Competition heating up for high- and low-end properties in many markets

Publish Date: August 11, 2014


Scores of returns-hungry investors are chasing down deals and cap rates at the high and low ends of the value spectrum. “Over the past year we’ve seen a greater amount of competition,” said Andrew Silberfein, president and CEO of Rouse Properties. Private firms seeking high risks and high returns are competing for assets that do around $300 per square foot in annual sales, he says, while institutional buyers are circling trophy properties and assets that do more than $400 per square foot.

“The private market for quality shopping centers is extremely hot, it’s extremely competitive,” said DDR President and CFO David J. Oakes. “There is a reasonable amount of product being listed, but it’s being overwhelmed by the amount of capital that’s looking at the space. And so the acquisition environment is very competitive and very challenging.” Oakes says DDR is focusing its acquisitions efforts on off-market opportunities where the firm has some sort of advantage on the deal. “At this point, quality power centers are trading no higher than the low 6 percent cap range, and we are seeing many, many more deals not just in the beloved coastal markets but in a broader list of markets,” he said.
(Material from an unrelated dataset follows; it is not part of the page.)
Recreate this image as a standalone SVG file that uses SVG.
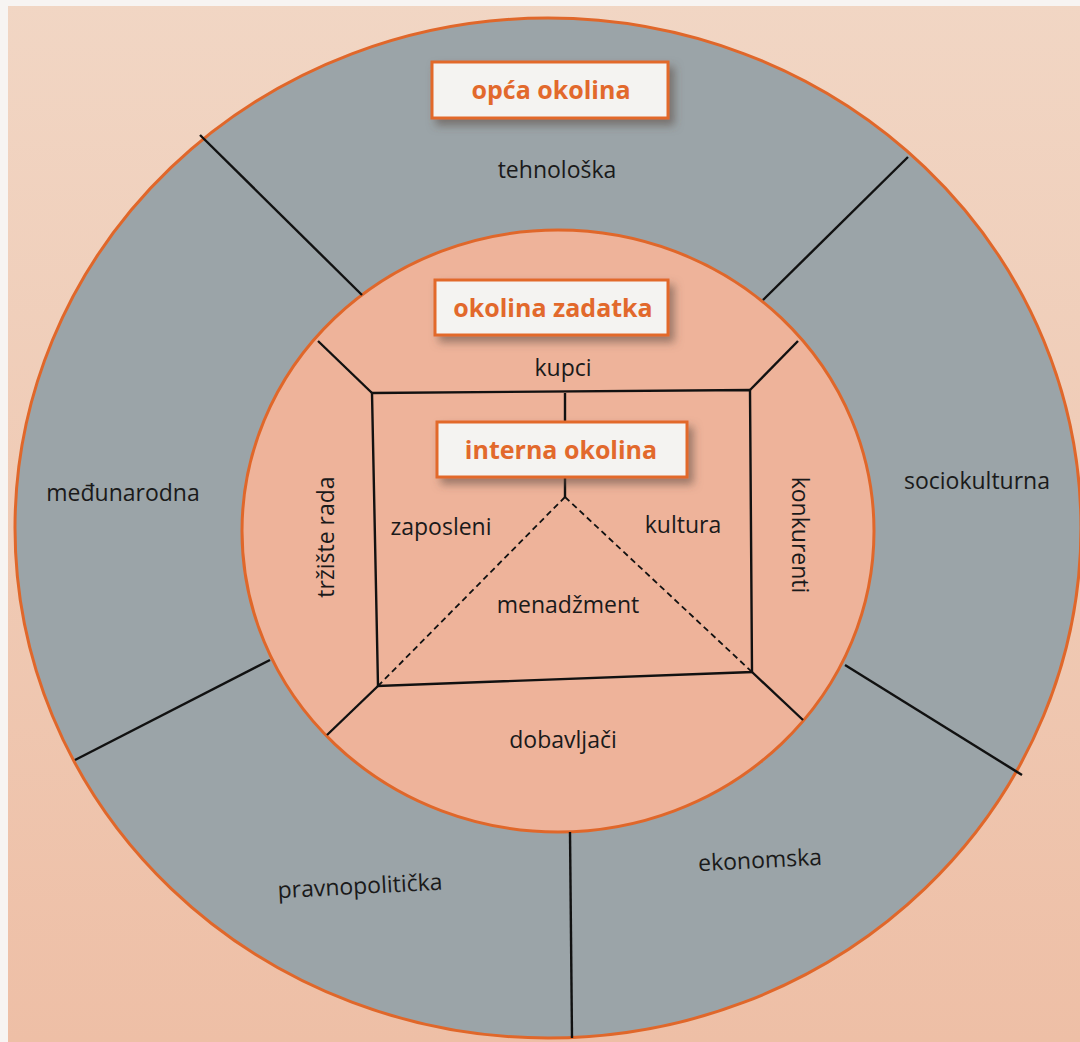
<svg xmlns="http://www.w3.org/2000/svg" width="1080" height="1042" viewBox="0 0 1080 1042">
<defs>
<filter id="sh" x="-20%" y="-30%" width="150%" height="180%">
<feDropShadow dx="5" dy="6" stdDeviation="4" flood-color="#5a4a40" flood-opacity="0.55"/>
</filter>
<linearGradient id="bg" x1="0" y1="0" x2="0" y2="1">
<stop offset="0" stop-color="#f1d6c4"/>
<stop offset="1" stop-color="#eebfa6"/>
</linearGradient>
</defs>
<style>
.ring{fill:#9ba4a8;stroke:#e0672a;stroke-width:3}
.inner{fill:#eeb39a;stroke:#e0672a;stroke-width:3}
.ln{stroke:#111;stroke-width:2.4;fill:none}
.dash{stroke:#111;stroke-width:1.8;fill:none;stroke-dasharray:6 4}
.box{fill:#f4f3f1;stroke:#e2692c;stroke-width:3;filter:url(#sh)}
.title{font-family:"Open Sans","Liberation Sans",sans-serif;font-weight:700;font-size:25px;fill:#e2692c;text-anchor:middle}
.t{font-family:"Open Sans","Liberation Sans",sans-serif;font-size:23px;fill:#1a1a1a;text-anchor:middle}
</style>
<rect x="0" y="0" width="1080" height="1042" fill="url(#bg)"/>
<rect x="0" y="0" width="1080" height="6" fill="#f7f4f2"/>
<rect x="0" y="0" width="8" height="1042" fill="#f7f4f2"/>

<g id="outer-ring"><ellipse class="ring" cx="548" cy="528" rx="533" ry="510"/></g>
<g id="inner-ring"><ellipse class="inner" cx="558" cy="531" rx="316" ry="301"/></g>

<g id="connectors">
<line class="ln" x1="200" y1="135" x2="362" y2="295"/>
<line class="ln" x1="908" y1="157" x2="763" y2="300"/>
<line class="ln" x1="845" y1="665" x2="1022" y2="775"/>
<line class="ln" x1="270" y1="660" x2="75" y2="760"/>
<line class="ln" x1="570" y1="832" x2="572" y2="1038"/>
<polygon class="ln" points="372,393 750,390 752,672 378,686"/>
<line class="ln" x1="372" y1="393" x2="318" y2="341"/>
<line class="ln" x1="750" y1="390" x2="798" y2="341"/>
<line class="ln" x1="752" y1="672" x2="803" y2="720"/>
<line class="ln" x1="378" y1="686" x2="327" y2="735"/>
<line class="ln" x1="565" y1="393" x2="565" y2="425"/>
<line class="ln" x1="565" y1="476" x2="565" y2="497"/>
<line class="dash" x1="565" y1="497" x2="378" y2="686"/>
<line class="dash" x1="565" y1="497" x2="752" y2="672"/>
</g>

<g id="opca-okolina"><rect class="box" x="432" y="62" width="236" height="56"/><text class="title" x="551" y="99">opća okolina</text></g>
<g id="okolina-zadatka"><rect class="box" x="435" y="280" width="233" height="55"/><text class="title" x="553" y="317">okolina zadatka</text></g>
<g id="interna-okolina"><rect class="box" x="437" y="422" width="250" height="55"/><text class="title" x="561" y="459">interna okolina</text></g>

<g id="tehnoloska"><text class="t" x="557" y="178">tehnološka</text></g>
<g id="medunarodna"><text class="t" x="123" y="501">međunarodna</text></g>
<g id="sociokulturna"><text class="t" x="977" y="489">sociokulturna</text></g>
<g id="pravnopoliticka"><text class="t" x="360" y="894" transform="rotate(-3 360 886)">pravnopolitička</text></g>
<g id="ekonomska"><text class="t" x="760" y="868" transform="rotate(-3 760 860)">ekonomska</text></g>
<g id="kupci"><text class="t" x="563" y="376">kupci</text></g>
<g id="dobavljaci"><text class="t" x="563" y="748">dobavljači</text></g>
<g id="trziste-rada"><text class="t" x="326" y="545" transform="rotate(-90 326 537)">tržište rada</text></g>
<g id="konkurenti"><text class="t" x="800" y="543" transform="rotate(90 800 535)">konkurenti</text></g>
<g id="zaposleni"><text class="t" x="441" y="535">zaposleni</text></g>
<g id="kultura"><text class="t" x="683" y="533">kultura</text></g>
<g id="menadzment"><text class="t" x="568" y="613">menadžment</text></g>
</svg>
Weingarten Realty Investors has watched potential buyers swarm the properties it has marked for disposition in the second quarter, said COO Johnny Hendrix. “So far this year we sold $100 million with a cap rate of 7.3 percent,” he said. “Today we have 13 properties under contract for $86 million. We have 13 additional properties with letters of intent for $144 million, and the company is actively marketing another $330 million.” Weingarten is actively seeking acquisitions in primary markets and which can be accretive within a few years with annual growth about 3 percent, he says. The firm expects these assets to trade for cap rates in the range of 4.75 percent to 5.5 percent. “Cap rates have gone down generally in secondary, tertiary markets, probably 50 basis points over the last nine months to 12 months,” he said.